Cinco. Mi amigo, felizmente casado, me llamó para preguntarme si podría recomendarle un terapeuta de pareja bueno y barato.

—¿Puedo preguntarte para quién es?

—Para nosotros.

—¿Para vosotros? —pregunto sorprendido.

—Pues sí —admite.

—¿Puedo preguntarte qué es lo que ha ocurrido?— Intento averiguar.

—No lo sé —responde— y la voz se le quiebra cuando lo dice. Desde que comenzó el coronavirus, noté que ella me evitaba. Como si yo fuera contagioso. Y cuando intento hablar de ello, dice que la molesto. Que le falta aire. Como si de golpe me aborreciera.

—Oye, para nadie es fácil esta situación —le digo.

—Sí —dice con el tono de “no es solo lo que te cuento, hay más”.

Y yo prometo pasarle el teléfono de unos psicólogos mañana lo más tardar.

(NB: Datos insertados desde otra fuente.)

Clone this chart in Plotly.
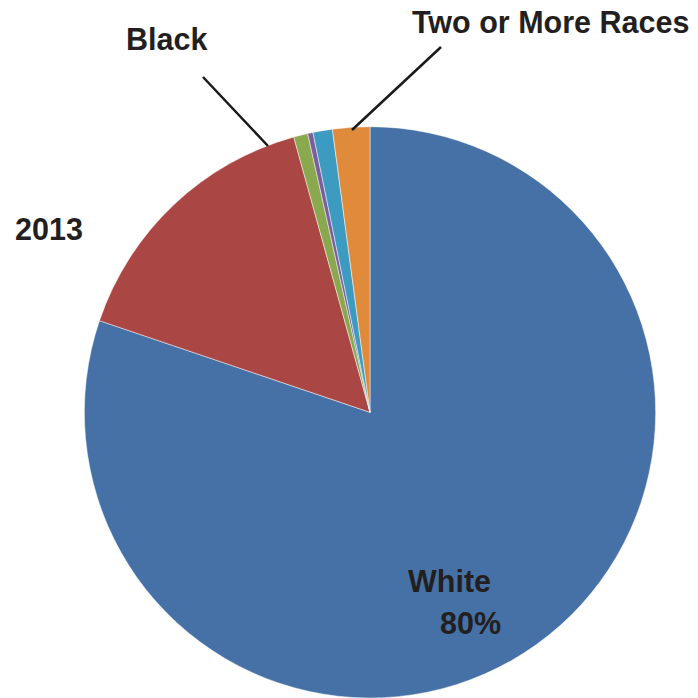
import plotly.graph_objects as go

categories = ["White", "Black", "American Indian", "Native Hawaiian/Pacific Islander", "Asian", "Two or More Races"]
values = [80.2, 15.5, 0.8, 0.3, 1.1, 2.1]
colors = ["#4571A6", "#AA4643", "#8AA84E", "#7B5E9C", "#3D9BC2", "#E08A3C"]

# The page body has an 8px default margin; work in reference pixel coords and convert.
W = 690
OFF = 8

def px(x):
    return (x - OFF) / W

def py(y):
    return 1 - (y - OFF) / W

fig = go.Figure(go.Pie(
    labels=categories,
    values=values,
    sort=False,
    direction="clockwise",
    rotation=0,
    textinfo="none",
    hoverinfo="label+percent",
    marker=dict(colors=colors, line=dict(color="rgba(255,255,255,0.6)", width=0.8)),
    domain=dict(x=[px(370 - 287), px(370 + 287)], y=[0.0, 0.828]),
    showlegend=False,
))

font = dict(family="Liberation Sans, Arial, sans-serif", size=30.5, color="#231F20")

def ann(text, x, y, xanchor="center", yanchor="middle"):
    return dict(text="<b>%s</b>" % text, x=px(x), y=py(y), xref="paper", yref="paper",
                xanchor=xanchor, yanchor=yanchor, showarrow=False, font=font)

fig.update_layout(
    width=W, height=W,
    margin=dict(l=0, r=0, t=0, b=0),
    paper_bgcolor="white",
    plot_bgcolor="white",
    annotations=[
        ann("Black", 166, 39),
        ann("Two or More Races", 550, 22),
        ann("2013", 49, 229),
        ann("White", 449, 581),
        ann("80%", 470, 623),
    ],
    shapes=[
        dict(type="line", xref="paper", yref="paper", x0=px(203), y0=py(77),
             x1=px(268), y1=py(146), line=dict(color="#1a1a1a", width=2.5)),
        dict(type="line", xref="paper", yref="paper", x0=px(441), y0=py(47),
             x1=px(352), y1=py(130), line=dict(color="#1a1a1a", width=2.5)),
    ],
)

fig.write_html("out.html")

Seis. Nos reunimos todos los amigos para la manifestación en Jerusalén. Todos llevamos mascarillas. Cuando nos acercamos no nos abrazamos, solo nos presionamos los codos. Durante la manifestación conservamos dos metros de distancia, de acuerdo con las recomendaciones. Protestamos contra el primer ministro. Y en favor de la democracia. Y contra la corrupción. Y a favor del Estado de derecho. Pero creo que, en realidad, en las pancartas que esgrimimos también podríamos haber escrito: Estoy solo aunque tenga familia. O: Ya no puedo más. O: Que alguien me abrace ya. O: ¿Qué sucederá? A las once de la noche la policía anuncia que la manifestación debe terminar. En general, llegado este momento, la gente se echa al suelo y hay enfrentamientos con la policía. Nosotros ya no tenemos la edad adecuada para eso, así que doblamos las banderas y las pancartas para dirigirnos al café Tmol Shilshom. Está cerrado por la epidemia. Entonces nos quedamos frente a la entrada y guardamos un minuto de silencio en recuerdo del amigo. Acto seguido nos encaminamos hacia los coches. Es agradable, Jerusalén, por la noche. Sopla una ligera brisa y es posible creer que otros días llegarán.

Eshkol Nevo es escritor. Su último libro es Tres pisos (Duomo Ediciones).

Traducción del hebreo de Eulàlia Sariola.